**Given instruction**.
Write the data out again exactly, with no pictures.
________________
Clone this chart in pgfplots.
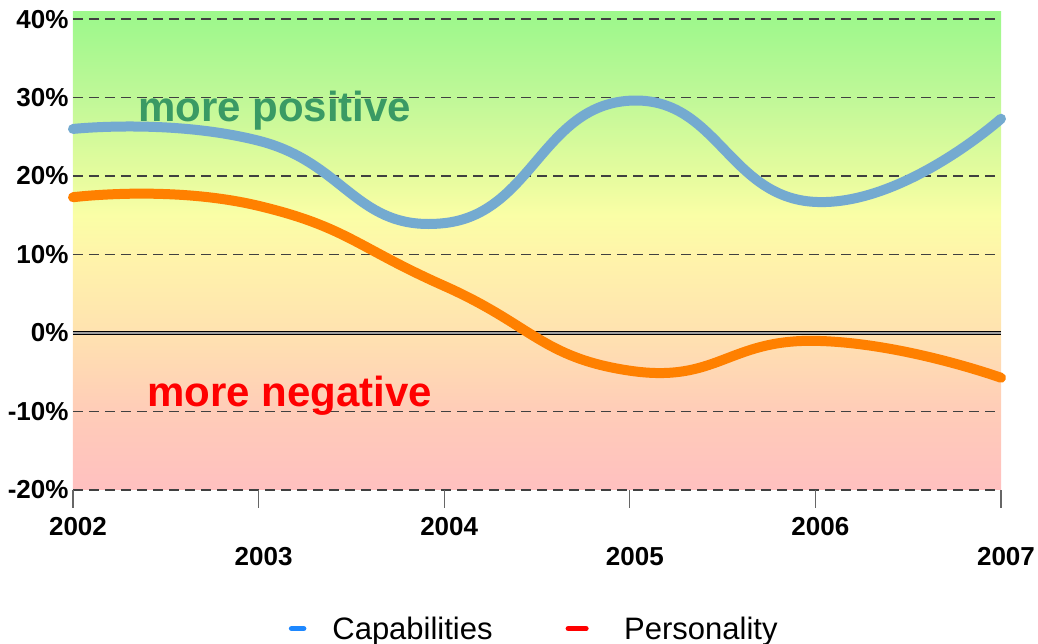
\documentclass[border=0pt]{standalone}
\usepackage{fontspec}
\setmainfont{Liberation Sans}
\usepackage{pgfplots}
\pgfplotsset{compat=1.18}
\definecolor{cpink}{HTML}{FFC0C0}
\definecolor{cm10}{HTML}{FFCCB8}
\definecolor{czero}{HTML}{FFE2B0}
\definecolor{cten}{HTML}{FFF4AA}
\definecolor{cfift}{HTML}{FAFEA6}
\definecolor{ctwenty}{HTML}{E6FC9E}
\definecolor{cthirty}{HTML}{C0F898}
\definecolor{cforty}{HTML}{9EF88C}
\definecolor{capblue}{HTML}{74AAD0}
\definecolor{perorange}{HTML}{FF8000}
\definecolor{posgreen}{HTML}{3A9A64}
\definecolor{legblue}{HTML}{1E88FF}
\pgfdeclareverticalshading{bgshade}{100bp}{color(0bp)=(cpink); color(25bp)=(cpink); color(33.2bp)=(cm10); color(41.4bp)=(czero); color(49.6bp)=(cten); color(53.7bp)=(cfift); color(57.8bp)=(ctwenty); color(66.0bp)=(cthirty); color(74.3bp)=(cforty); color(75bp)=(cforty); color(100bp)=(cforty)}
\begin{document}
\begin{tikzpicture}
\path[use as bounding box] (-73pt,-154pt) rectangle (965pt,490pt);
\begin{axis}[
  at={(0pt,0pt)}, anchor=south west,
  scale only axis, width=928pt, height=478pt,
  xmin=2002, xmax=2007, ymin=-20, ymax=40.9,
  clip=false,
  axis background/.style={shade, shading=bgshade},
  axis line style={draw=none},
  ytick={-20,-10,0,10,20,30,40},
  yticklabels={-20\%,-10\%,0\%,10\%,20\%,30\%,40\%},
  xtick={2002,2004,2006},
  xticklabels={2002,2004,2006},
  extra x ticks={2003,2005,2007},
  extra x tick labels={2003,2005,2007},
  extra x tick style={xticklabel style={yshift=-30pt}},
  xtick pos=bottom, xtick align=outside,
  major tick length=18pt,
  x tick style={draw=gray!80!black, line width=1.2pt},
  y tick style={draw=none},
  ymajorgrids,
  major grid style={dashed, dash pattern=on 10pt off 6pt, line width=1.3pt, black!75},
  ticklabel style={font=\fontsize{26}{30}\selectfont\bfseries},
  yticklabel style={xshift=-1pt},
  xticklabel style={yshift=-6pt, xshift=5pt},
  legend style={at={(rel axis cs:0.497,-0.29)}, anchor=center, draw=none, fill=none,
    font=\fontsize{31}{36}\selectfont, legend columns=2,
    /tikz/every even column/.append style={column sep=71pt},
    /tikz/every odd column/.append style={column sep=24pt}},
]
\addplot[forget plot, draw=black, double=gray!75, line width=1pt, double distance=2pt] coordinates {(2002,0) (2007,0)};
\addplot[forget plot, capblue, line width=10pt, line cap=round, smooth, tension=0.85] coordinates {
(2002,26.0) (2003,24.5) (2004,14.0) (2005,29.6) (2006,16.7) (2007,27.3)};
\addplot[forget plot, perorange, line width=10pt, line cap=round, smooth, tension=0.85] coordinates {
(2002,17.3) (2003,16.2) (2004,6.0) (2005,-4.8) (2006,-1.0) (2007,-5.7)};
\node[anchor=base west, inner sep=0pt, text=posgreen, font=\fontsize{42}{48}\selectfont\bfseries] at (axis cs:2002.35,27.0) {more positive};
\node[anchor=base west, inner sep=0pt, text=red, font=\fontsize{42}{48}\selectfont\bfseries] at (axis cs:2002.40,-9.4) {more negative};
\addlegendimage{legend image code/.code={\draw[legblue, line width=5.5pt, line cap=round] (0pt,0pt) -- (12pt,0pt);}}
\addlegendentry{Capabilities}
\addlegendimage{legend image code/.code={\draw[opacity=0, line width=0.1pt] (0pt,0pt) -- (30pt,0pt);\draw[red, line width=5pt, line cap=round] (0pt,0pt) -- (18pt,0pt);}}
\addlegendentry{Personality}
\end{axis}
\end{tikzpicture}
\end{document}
________________
**Reply**.
Clone this chart in pgfplots.
\documentclass[border=0pt]{standalone}
\usepackage{fontspec}
\setmainfont{Liberation Sans}
\usepackage{pgfplots}
\pgfplotsset{compat=1.18}
\definecolor{cpink}{HTML}{FFC0C0}
\definecolor{cm10}{HTML}{FFCCB8}
\definecolor{czero}{HTML}{FFE2B0}
\definecolor{cten}{HTML}{FFF4AA}
\definecolor{cfift}{HTML}{FAFEA6}
\definecolor{ctwenty}{HTML}{E6FC9E}
\definecolor{cthirty}{HTML}{C0F898}
\definecolor{cforty}{HTML}{9EF88C}
\definecolor{capblue}{HTML}{74AAD0}
\definecolor{perorange}{HTML}{FF8000}
\definecolor{posgreen}{HTML}{3A9A64}
\definecolor{legblue}{HTML}{1E88FF}
\pgfdeclareverticalshading{bgshade}{100bp}{color(0bp)=(cpink); color(25bp)=(cpink); color(33.2bp)=(cm10); color(41.4bp)=(czero); color(49.6bp)=(cten); color(53.7bp)=(cfift); color(57.8bp)=(ctwenty); color(66.0bp)=(cthirty); color(74.3bp)=(cforty); color(75bp)=(cforty); color(100bp)=(cforty)}
\begin{document}
\begin{tikzpicture}
\path[use as bounding box] (-73pt,-154pt) rectangle (965pt,490pt);
\begin{axis}[
  at={(0pt,0pt)}, anchor=south west,
  scale only axis, width=928pt, height=478pt,
  xmin=2002, xmax=2007, ymin=-20, ymax=40.9,
  clip=false,
  axis background/.style={shade, shading=bgshade},
  axis line style={draw=none},
  ytick={-20,-10,0,10,20,30,40},
  yticklabels={-20\%,-10\%,0\%,10\%,20\%,30\%,40\%},
  xtick={2002,2004,2006},
  xticklabels={2002,2004,2006},
  extra x ticks={2003,2005,2007},
  extra x tick labels={2003,2005,2007},
  extra x tick style={xticklabel style={yshift=-30pt}},
  xtick pos=bottom, xtick align=outside,
  major tick length=18pt,
  x tick style={draw=gray!80!black, line width=1.2pt},
  y tick style={draw=none},
  ymajorgrids,
  major grid style={dashed, dash pattern=on 10pt off 6pt, line width=1.3pt, black!75},
  ticklabel style={font=\fontsize{26}{30}\selectfont\bfseries},
  yticklabel style={xshift=-1pt},
  xticklabel style={yshift=-6pt, xshift=5pt},
  legend style={at={(rel axis cs:0.497,-0.29)}, anchor=center, draw=none, fill=none,
    font=\fontsize{31}{36}\selectfont, legend columns=2,
    /tikz/every even column/.append style={column sep=71pt},
    /tikz/every odd column/.append style={column sep=24pt}},
]
\addplot[forget plot, draw=black, double=gray!75, line width=1pt, double distance=2pt] coordinates {(2002,0) (2007,0)};
\addplot[forget plot, capblue, line width=10pt, line cap=round, smooth, tension=0.85] coordinates {
(2002,26.0) (2003,24.5) (2004,14.0) (2005,29.6) (2006,16.7) (2007,27.3)};
\addplot[forget plot, perorange, line width=10pt, line cap=round, smooth, tension=0.85] coordinates {
(2002,17.3) (2003,16.2) (2004,6.0) (2005,-4.8) (2006,-1.0) (2007,-5.7)};
\node[anchor=base west, inner sep=0pt, text=posgreen, font=\fontsize{42}{48}\selectfont\bfseries] at (axis cs:2002.35,27.0) {more positive};
\node[anchor=base west, inner sep=0pt, text=red, font=\fontsize{42}{48}\selectfont\bfseries] at (axis cs:2002.40,-9.4) {more negative};
\addlegendimage{legend image code/.code={\draw[legblue, line width=5.5pt, line cap=round] (0pt,0pt) -- (12pt,0pt);}}
\addlegendentry{Capabilities}
\addlegendimage{legend image code/.code={\draw[opacity=0, line width=0.1pt] (0pt,0pt) -- (30pt,0pt);\draw[red, line width=5pt, line cap=round] (0pt,0pt) -- (18pt,0pt);}}
\addlegendentry{Personality}
\end{axis}
\end{tikzpicture}
\end{document}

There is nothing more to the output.